7. The Hon’ble Supreme Court in Reliance Petro products Singh Gurbax (P) Limited’s case (supra) has held as under:-

“9. We are not concerned in the present case with the mens rea. However, we have to only see as to whether in this case, as a matter of fact, the assessee has given inaccurate particulars. In Webster’s Dictionary, the word “inaccurate” has been defined as; “not accurate, not exact or correct; not according to truth; erroneous; as an inaccurate statement, copy or transcript.” We have already seen the meaning of the word “particulars” in the earlier part of this judgment. Reading the words in conjunction, they must mean the details supplied in the Return, which are not accurate, not exact or correct, not according to truth or erroneous. We must hasten to add here that in this case, there is no finding that any details supplied by the assessee in its Return were found to be incorrect or erroneous or false. Such not being the case, there would be no question of inviting the penalty under Section 271(1)(c) of the Act. A mere making of the claim, which is nct sustainable in law, by itself, will not amount to furnishing inaccurate particulars regarding the income of the assessee. Such claim made in the Return cannot amount to the inaccurate particulars.

10. It was tried to be suggested that Section 14A of the Act specifically excluded the deductions in respect of the expenditure incurred by the assessee in relation to income which does not form part of the total income under the Act.
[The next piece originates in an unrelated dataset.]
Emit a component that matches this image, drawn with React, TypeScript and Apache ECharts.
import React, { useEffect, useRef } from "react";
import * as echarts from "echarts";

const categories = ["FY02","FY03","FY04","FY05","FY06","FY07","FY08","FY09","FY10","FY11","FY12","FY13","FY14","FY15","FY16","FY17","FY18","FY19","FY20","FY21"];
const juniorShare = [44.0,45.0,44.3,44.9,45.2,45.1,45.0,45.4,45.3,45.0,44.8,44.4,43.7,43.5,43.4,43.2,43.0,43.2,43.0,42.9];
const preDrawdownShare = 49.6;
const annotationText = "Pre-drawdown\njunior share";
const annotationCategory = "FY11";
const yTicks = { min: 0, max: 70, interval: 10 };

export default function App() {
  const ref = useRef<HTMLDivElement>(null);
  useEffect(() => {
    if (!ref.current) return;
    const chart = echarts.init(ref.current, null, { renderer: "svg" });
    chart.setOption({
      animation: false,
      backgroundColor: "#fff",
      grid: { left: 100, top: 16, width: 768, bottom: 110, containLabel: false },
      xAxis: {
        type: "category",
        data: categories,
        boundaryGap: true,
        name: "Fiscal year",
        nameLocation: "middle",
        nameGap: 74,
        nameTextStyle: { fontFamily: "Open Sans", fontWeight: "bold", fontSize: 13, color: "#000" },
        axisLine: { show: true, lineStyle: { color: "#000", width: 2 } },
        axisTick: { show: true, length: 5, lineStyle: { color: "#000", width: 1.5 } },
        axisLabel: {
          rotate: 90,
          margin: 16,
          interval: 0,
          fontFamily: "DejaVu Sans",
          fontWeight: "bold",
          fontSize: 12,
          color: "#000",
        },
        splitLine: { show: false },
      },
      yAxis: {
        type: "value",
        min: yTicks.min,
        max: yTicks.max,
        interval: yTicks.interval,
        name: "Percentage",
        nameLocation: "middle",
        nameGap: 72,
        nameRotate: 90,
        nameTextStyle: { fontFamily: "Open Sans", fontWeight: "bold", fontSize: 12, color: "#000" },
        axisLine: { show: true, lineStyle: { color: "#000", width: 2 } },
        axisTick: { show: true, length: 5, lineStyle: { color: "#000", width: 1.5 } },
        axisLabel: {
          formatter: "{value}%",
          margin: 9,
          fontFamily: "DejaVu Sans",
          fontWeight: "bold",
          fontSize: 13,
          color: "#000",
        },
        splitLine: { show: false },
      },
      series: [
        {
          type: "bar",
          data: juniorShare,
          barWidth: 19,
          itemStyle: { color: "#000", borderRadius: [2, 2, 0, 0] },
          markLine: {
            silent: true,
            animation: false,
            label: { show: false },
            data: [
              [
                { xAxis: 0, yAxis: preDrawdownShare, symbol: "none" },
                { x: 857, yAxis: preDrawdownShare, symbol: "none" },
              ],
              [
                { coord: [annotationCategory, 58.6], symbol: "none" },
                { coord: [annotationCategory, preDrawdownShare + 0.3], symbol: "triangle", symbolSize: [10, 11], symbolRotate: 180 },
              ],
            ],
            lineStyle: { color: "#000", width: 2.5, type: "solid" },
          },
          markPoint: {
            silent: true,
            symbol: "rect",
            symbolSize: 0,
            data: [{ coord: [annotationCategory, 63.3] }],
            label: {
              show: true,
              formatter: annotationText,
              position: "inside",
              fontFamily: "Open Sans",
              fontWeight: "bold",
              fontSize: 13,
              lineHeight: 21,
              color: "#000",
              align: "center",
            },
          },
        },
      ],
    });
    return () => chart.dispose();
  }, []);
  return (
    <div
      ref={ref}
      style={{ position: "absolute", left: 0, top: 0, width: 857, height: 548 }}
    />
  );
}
It was further pointed out that the dividends from the shares did not form the part of the total income. It was, therefore, reiterated before us that the Assessing Officer had correctly reached the conclusion that since the assessee had claimed excessive deductions knowing that they are incorrect; it amounted to concealment of income. It was tried to be argued that the falsehood in accounts can take either of the two forms; (i) an item of receipt may be suppressed  fraudulently; (ii) an item of expenditure may be falsely (or in an exaggerated amount) claimed, and both types attempt to reduce the taxable income and, therefore, both types amount to concealment of particulars of one’s income as well as furnishing of inaccurate particulars of income. We do not agree, as the assessee had furnished all the details of its expenditure as well as income in its Return, which details, in themselves, were not found to be inaccurate nor could be viewed as the concealment of income on its part. It was up to the authorities to accept its claim in the Return or not. Merely because the assessee had claimed the expenditure, which claim was not accepted or was nct acceptable to the Revenue, that by itself would not, in our opinion, attract the penalty under Section 271(1)(c). If we accept the contention of the Revenue then in case of every Return where the claim made is not accepted by Assessing Officer for any reason, the assessee will invite penalty under Section 271(1)(c). That is clearly not the intendment of the Legislature.”

8. Further, this Court in CIT v. Rubber Udyog Vikas (P) Limited, (2011) 335 ITR 558 recorded as under:-

“8. The Tribunal held that making incorrect claim would not tantamount to furnishing of inaccurate particulars unless it was established that the assessee had acted with mala fide intention or had claimed deductions being aware of the well settled legal position. Further, a perusal of the findings recorded by the Tribunal shows that the assessee had claimed deductions on account of set off of unabsorbed business losses against the income from the capital gains, which was held not to be mala fide. The Tribunal had observed in plain words that the assessee had disclosed all the particulars along with the return of income and, it was not a fit case for levy of penalty.”

8. In view of the above, the substantial questions of law are answered against the revenue and in favour of the assessee.

9. Consequently, the appeal is dismissed.